The learned trial Judge found that the Appellants had failed to establish title to the land in dispute on the basis of family ownership of the said land and this finding was crucial to the determination of the case. If the criterion relied upon by the Appellants to establish title failed, could they possibly rely in law on other criteria to establish such title to the land in dispute? In ALHAJI KARIMU ADISA V. EMMANUEL AYINWOLA & 4 ORS. (2000) 10 NWLR PART 674 page 116 at page 153 a full court of the Supreme Court held that where a Plaintiff relies on acquisition of title by grant and fails to prove it, the court cannot make a case for him on a different form of acquisition. Thus where in a claim for declaration of title to land title is claimed by grant, the court has to be sure of the nature of the grant before a declaration is granted. In other words where a party relies on and pleads a grant as his root of title, he is under a duty to prove such grant to the satisfaction of the court. Other evidence of acts of possession after the grant will merely go to strengthen the grant. But where proof of the grant is inconclusive, the bottom is knocked out of the Plaintiff’s claim. This is because where the radical title pleaded is not proved, it is not permissible to support or substitute a non existent or failed root with acts of possession which should have derived from that root. See also ODOFIN V. AYOOLA (1984) 11 S C 72.
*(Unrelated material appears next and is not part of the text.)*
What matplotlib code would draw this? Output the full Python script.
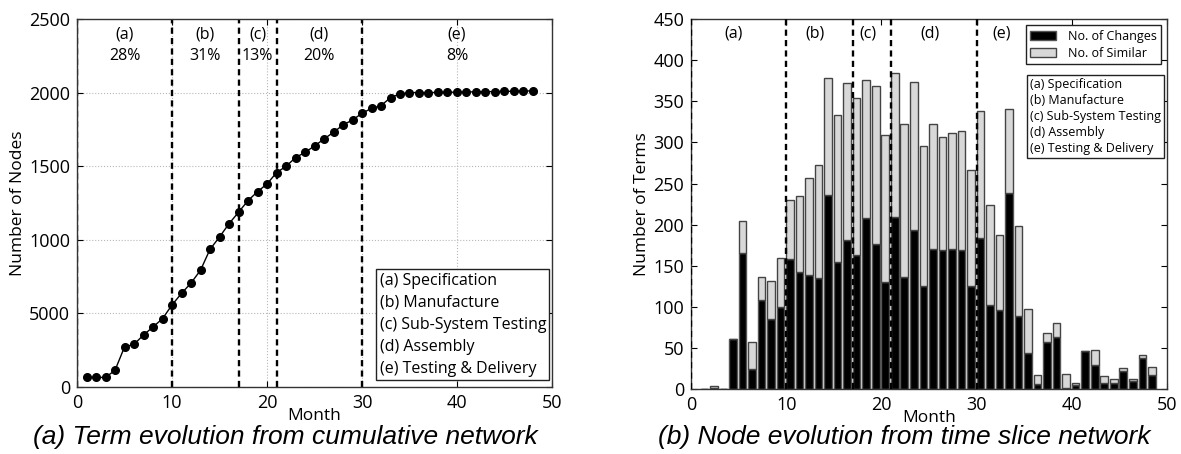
import matplotlib
matplotlib.use("Agg")
import matplotlib.pyplot as plt
import numpy as np

plt.rcParams['font.family'] = ['Open Sans', 'DejaVu Sans']

# cumulative network (left)
months = np.arange(1, 49)
nodes = [65, 65, 65, 113, 272, 290, 353, 408, 464, 557,
         636, 706, 793, 935, 1019, 1109, 1187, 1266, 1327, 1379,
         1456, 1499, 1558, 1594, 1637, 1685, 1730, 1780, 1814, 1859,
         1893, 1911, 1966, 1991, 2000, 2000, 2000, 2001, 2002, 2003,
         2004, 2005, 2006, 2007, 2008, 2009, 2010, 2012]

# time slice network (right)
changes = [0, 1, 0, 61, 166, 25, 108, 85, 100, 158,
           143, 139, 135, 236, 155, 182, 163, 208, 177, 131,
           210, 137, 193, 125, 171, 169, 170, 169, 126, 184,
           102, 96, 238, 89, 44, 7, 57, 64, 2, 5,
           46, 30, 8, 8, 22, 10, 38, 17]
similar = [0, 3, 0, 0, 38, 32, 28, 47, 59, 72,
           92, 118, 137, 142, 178, 190, 191, 168, 192, 178,
           174, 185, 180, 171, 151, 138, 142, 145, 141, 154,
           122, 92, 103, 110, 53, 10, 12, 16, 16, 3,
           0, 18, 8, 5, 4, 3, 4, 10]

phase_bounds = [0, 10, 17, 21, 30]
phase_names = ['(a)', '(b)', '(c)', '(d)', '(e)']
phase_pct = ['28%', '31%', '13%', '20%', '8%']
left_label_x = [5, 13.5, 19, 25.5, 40]
right_label_x = [4.5, 13, 18.6, 25.1, 32.6]
phase_legend = ("(a) Specification\n(b) Manufacture\n(c) Sub-System Testing\n"
                "(d) Assembly\n(e) Testing & Delivery")

fig = plt.figure(figsize=(11.81, 4.54), dpi=100)
ax1 = fig.add_axes([0.0652, 0.1476, 0.4022, 0.8106])
ax2 = fig.add_axes([0.5851, 0.1425, 0.4031, 0.8156])

dash = (0, (2.6, 1.8))

# left plot
ax1.plot(months, nodes, '-o', color='k', lw=1, ms=5.5, zorder=3)
for b in phase_bounds:
    ax1.axvline(b, color='k', lw=1.7, linestyle=dash, zorder=2)
for x, n, p in zip(left_label_x, phase_names, phase_pct):
    ax1.text(x, 2395, n, ha='center', va='center', fontsize=11.5)
    ax1.text(x, 2250, p, ha='center', va='center', fontsize=11.5)
ax1.set_xlim(0, 50)
ax1.set_ylim(0, 2500)
ax1.set_yticks([0, 500, 1000, 1500, 2000, 2500])
ax1.set_yticklabels(['0', '5000', '1000', '1500', '2000', '2500'])
ax1.grid(True, linestyle=':', color='#b8b8b8', lw=0.8)
ax1.set_xlabel('Month', fontsize=12.5, labelpad=-3)
ax1.set_ylabel('Number of Nodes', fontsize=12.5, labelpad=2)
ax1.text(0.637, 0.028, phase_legend, transform=ax1.transAxes, fontsize=11.5,
         ha='left', va='bottom', linespacing=1.5, zorder=5,
         bbox=dict(boxstyle='square,pad=0.2', fc='white', ec='#222222', lw=1))

# right plot
ax2.bar(months, changes, width=0.8, align='edge', color='black',
        edgecolor='#555555', lw=1, label='No. of Changes', zorder=2)
ax2.bar(months, similar, width=0.8, align='edge', bottom=changes,
        color='#d8d8d8', edgecolor='#444444', lw=1, label='No. of Similar', zorder=2)
for b in phase_bounds:
    ax2.axvline(b, color='k', lw=1.7, linestyle=dash, zorder=3)
for x, n in zip(right_label_x, phase_names):
    ax2.text(x, 432, n, ha='center', va='center', fontsize=11.5)
ax2.set_xlim(0, 50)
ax2.set_ylim(0, 450)
ax2.set_yticks(np.arange(0, 451, 50))
ax2.set_xlabel('Month', fontsize=12.5, labelpad=-3)
ax2.set_ylabel('Number of Terms', fontsize=12.5, labelpad=2)
leg = ax2.legend(loc='upper right', fontsize=9, fancybox=False, framealpha=1,
                 edgecolor='#222222', borderpad=0.35, handlelength=2.1,
                 handleheight=0.75, borderaxespad=0.5, labelspacing=0.35,
                 handletextpad=0.9)
leg.get_frame().set_linewidth(1)
ax2.text(0.712, 0.632, phase_legend, transform=ax2.transAxes, fontsize=9,
         ha='left', va='bottom', linespacing=1.3, zorder=5,
         bbox=dict(boxstyle='square,pad=0.25', fc='white', ec='#222222', lw=1))

for ax in (ax1, ax2):
    ax.set_xticks([0, 10, 20, 30, 40, 50])
    ax.tick_params(direction='in', top=True, right=True, labelsize=13, length=4, pad=5)
    for s in ax.spines.values():
        s.set_color('#333333')
        s.set_linewidth(1)

fig.text(0.242, 0.037, '(a) Term evolution from cumulative network', ha='center',
         va='center', fontsize=19, style='italic', family='Liberation Sans')
fig.text(0.766, 0.037, '(b) Node evolution from time slice network', ha='center',
         va='center', fontsize=19, style='italic', family='Liberation Sans')

fig.savefig('out.png', dpi=100)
The Appellants have tried and failed to establish root of title to the land in dispute to the family, the trial court in my view was right to treat the issue of sale and grant of Certificate of Occupancy to the Respondent as mere academic exercise. This issue is therefore resolved in favour of the Respondent.

The third issue is whether a vendor who sold his land to a purchaser can subsequently claim a declaration of title to the same piece of land in an action involving a third party.
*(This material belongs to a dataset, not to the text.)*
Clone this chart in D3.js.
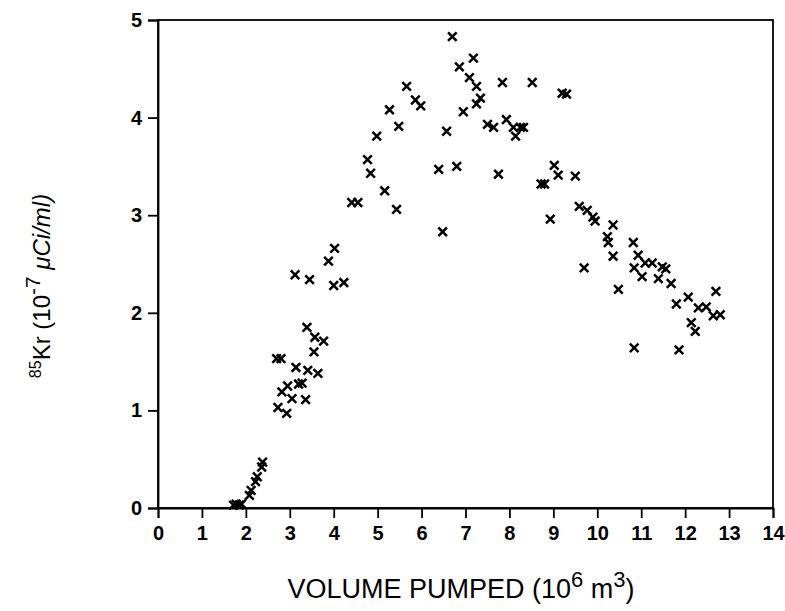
<!DOCTYPE html>
<html>
<head>
<meta charset="utf-8">
<script src="https://cdn.jsdelivr.net/npm/d3@7"></script>
<style>
  html, body { margin: 0; padding: 0; background: #fff; }
  svg { display: block; }
  text { font-family: "Liberation Sans", Arial, sans-serif; fill: #000; }
</style>
</head>
<body>
<svg id="chart" width="785" height="611"></svg>
<script>
// ---- Data ----
const volumePumped = [
  1.72, 1.78, 1.85, 1.90, 2.08, 2.12, 2.22, 2.26, 2.36, 2.38,
  2.70, 2.80, 2.73, 2.82, 2.93, 2.95, 3.05, 3.14, 3.12, 3.20,
  3.28, 3.36, 3.39, 3.41, 3.45, 3.55, 3.57, 3.64, 3.77, 3.88,
  4.00, 4.02, 4.23, 4.41, 4.55, 4.77, 4.84, 4.98, 5.16, 5.27,
  5.43, 5.48, 5.66, 5.86, 5.98, 6.39, 6.48, 6.57, 6.70, 6.80,
  6.86, 6.95, 7.09, 7.18, 7.25, 7.25, 7.34, 7.50, 7.64, 7.75,
  7.84, 7.93, 8.09, 8.14, 8.25, 8.32, 8.52, 8.72, 8.80, 8.93,
  9.02, 9.11, 9.20, 9.30, 9.50, 9.59, 9.70, 9.77, 9.90, 9.95,
  10.23, 10.25, 10.36, 10.36, 10.48, 10.82, 10.84, 10.84, 10.93, 11.02,
  11.09, 11.25, 11.39, 11.48, 11.56, 11.68, 11.80, 11.86, 12.07, 12.14,
  12.23, 12.30, 12.48, 12.64, 12.70, 12.80
];
const krConcentration = [
  0.03, 0.04, 0.03, 0.04, 0.13, 0.18, 0.27, 0.32, 0.42, 0.47,
  1.53, 1.53, 1.03, 1.19, 0.97, 1.25, 1.12, 1.44, 2.39, 1.27,
  1.28, 1.11, 1.85, 1.41, 2.34, 1.60, 1.75, 1.38, 1.71, 2.53,
  2.28, 2.66, 2.31, 3.13, 3.13, 3.57, 3.43, 3.81, 3.25, 4.08,
  3.06, 3.91, 4.32, 4.18, 4.12, 3.47, 2.83, 3.86, 4.83, 3.50,
  4.52, 4.06, 4.41, 4.61, 4.32, 4.14, 4.20, 3.93, 3.90, 3.42,
  4.36, 3.98, 3.90, 3.81, 3.90, 3.90, 4.36, 3.32, 3.32, 2.96,
  3.51, 3.41, 4.25, 4.24, 3.40, 3.09, 2.46, 3.05, 2.98, 2.94,
  2.78, 2.72, 2.90, 2.58, 2.24, 2.72, 2.46, 1.64, 2.59, 2.37,
  2.51, 2.51, 2.35, 2.47, 2.45, 2.30, 2.09, 1.62, 2.16, 1.90,
  1.81, 2.05, 2.06, 1.97, 2.22, 1.98
];
const xTicks = [0,1,2,3,4,5,6,7,8,9,10,11,12,13,14];
const yTicks = [0,1,2,3,4,5];

// ---- Layout ----
const svg = d3.select("#chart");
const mLeft = 158, mRight = 773, mTop = 20, mBottom = 508;

const x = d3.scaleLinear().domain([0, 14]).range([mLeft, mRight]);
const y = d3.scaleLinear().domain([0, 5]).range([mBottom, mTop]);

// frame
svg.append("rect")
  .attr("x", mLeft).attr("y", mTop)
  .attr("width", mRight - mLeft).attr("height", mBottom - mTop)
  .attr("fill", "none").attr("stroke", "#000").attr("stroke-width", 1.8);

// x axis
const xAxis = svg.append("g")
  .attr("transform", `translate(0,${mBottom})`)
  .call(d3.axisBottom(x).tickValues(xTicks).tickFormat(d3.format("d")).tickSize(10).tickPadding(8));
// y axis
const yAxis = svg.append("g")
  .attr("transform", `translate(${mLeft},0)`)
  .call(d3.axisLeft(y).tickValues(yTicks).tickFormat(d3.format("d")).tickSize(10).tickPadding(6));

[xAxis, yAxis].forEach(g => {
  g.select(".domain").attr("stroke", "#000").attr("stroke-width", 1.8);
  g.selectAll(".tick line").attr("stroke", "#000").attr("stroke-width", 1.8);
  g.selectAll(".tick text")
    .attr("font-family", "'Liberation Sans', Arial, sans-serif")
    .attr("font-size", 20).attr("font-weight", "bold").attr("fill", "#000");
});

// markers
const pts = volumePumped.map((v, i) => [v, krConcentration[i]]);
svg.append("g").selectAll("path")
  .data(pts)
  .join("path")
  .attr("transform", d => `translate(${x(d[0])},${y(d[1])})`)
  .attr("d", "M-4.3,-4.3L4.3,4.3M4.3,-4.3L-4.3,4.3")
  .attr("stroke", "#000").attr("stroke-width", 2.5).attr("fill", "none");

// x axis title
const xt = svg.append("text")
  .attr("x", 461).attr("y", 598)
  .attr("text-anchor", "middle").attr("font-size", 27);
xt.append("tspan").text("VOLUME PUMPED (10");
xt.append("tspan").attr("dy", -11).attr("font-size", 22).text("6");
xt.append("tspan").attr("dy", 11).text(" m");
xt.append("tspan").attr("dy", -11).attr("font-size", 22).text("3");
xt.append("tspan").attr("dy", 11).text(")");

// y axis title
const yt = svg.append("text")
  .attr("transform", `translate(50,286) rotate(-90)`)
  .attr("text-anchor", "middle").attr("font-size", 24);
yt.append("tspan").attr("dy", -9).attr("font-size", 16).text("85");
yt.append("tspan").attr("dy", 9).text("Kr (10");
yt.append("tspan").attr("dy", -10).attr("font-size", 21).text("-7");
yt.append("tspan").attr("dy", 10).text(" ");
yt.append("tspan").attr("font-style", "italic").text("\u03BCCi/ml)");
</script>
</body>
</html>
The obvious answer to that issue is No. See IGE V. FARINDE (1994) 7 NWLR (PART 354) 42 at 52 where the Supreme Court was categorical that having sold his land to a purchaser a Plaintiff cannot turn around to claim a declaration of title to the very land he has sold. In the present case the Respondent’s contention is that he bought the land in dispute from Okonkwo Ogbu who bought from the 1st Plaintiff Ugwu Oko.

Respondent brought to testify on his behalf, neighbours who had bought from the same Okonkwo Ogbu. Pages 51, 53 and 54 of the Record of Appeal contain the evidence of the Respondent and his witnesses. The statements of the witnesses were to my mind never contradicted under cross examination. See SANYAOLU V. COKER (1983) 3 S C 124, 163 -164.

This issue is also resolved in favour of the Respondent. The appeal fails and is accordingly dismissed and the judgment of Agbo J. of the High Court of Enugu State in Suit No. E/415/82 delivered on the 15th March 2004 is hereby affirmed.

There shall be N30,000 costs in favour of the Respondent against the Appellants.